As well as World War Two, they also belonged to the generation which grew up celebrating Empire Day, before it was superseded by Commonwealth Day. They belonged to the last generation for whom the British Empire was an inescapable fact, part of the furniture which made up the cultural background. Will's older brother Stephen is in the British navy, stationed out in the West Indies, where he meets a magic foreigner who gives him one of the essential items Will needs to complete his quest. It's a very odd moment. I mean, what on earth is an avatar of Herne the Hunter doing there? It feels like a somewhat clumsy attempt to make a story which is otherwise intensely focused on the matter of Britain a little more universal.

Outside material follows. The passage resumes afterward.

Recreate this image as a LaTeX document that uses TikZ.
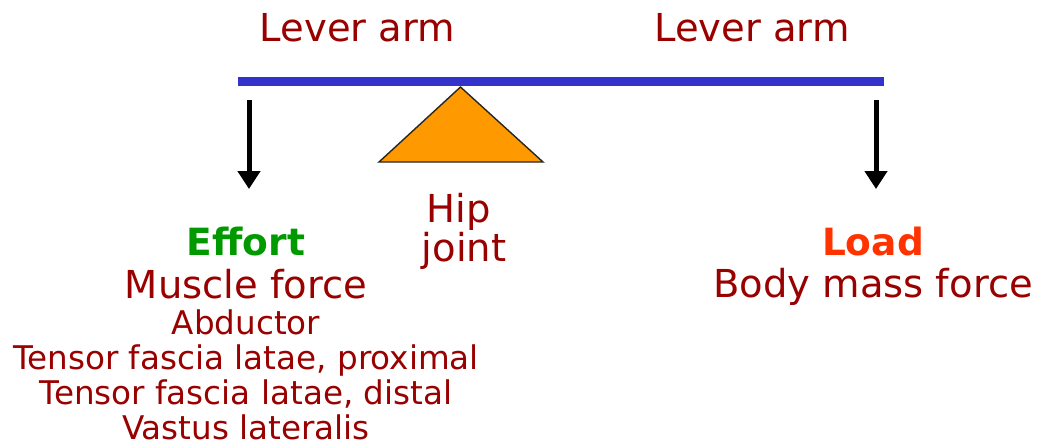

In the imagery Susan Cooper deploys above, she's also using essentially the same symbolism as Rosemary Sutcliff. Civilisation is the 'light' which has to be protected against the Dark. And these quasi-aristocratic Old Ones are born not made, defending a light which is centred on this island nation. It's appropriate that there's a degree of Royal symbolism floating about the narrative. Which is not to say that it doesn't also complicate and simple assumption about the definition of the British nation and forces of the Light. Arthur, assuming it is he, is described by Merriman as 'part-Viking', suggesting a mingling of the native and foreign. And the forces of the Light aren't always kind. The figure of the Walker, condemned to walk through the centuries because he betrayed his master's trust, is hugely sympathetic; his actions, his choice of the dark, the result of the way his trust had been abused by his former master.

That ultimately, is what is so refreshing about Cooper's conception of the Dark. It is, ultimately, always a matter of choice, not something which is intrinsic to an invading race or person. In time, the invader's settle down. Evil is contingent.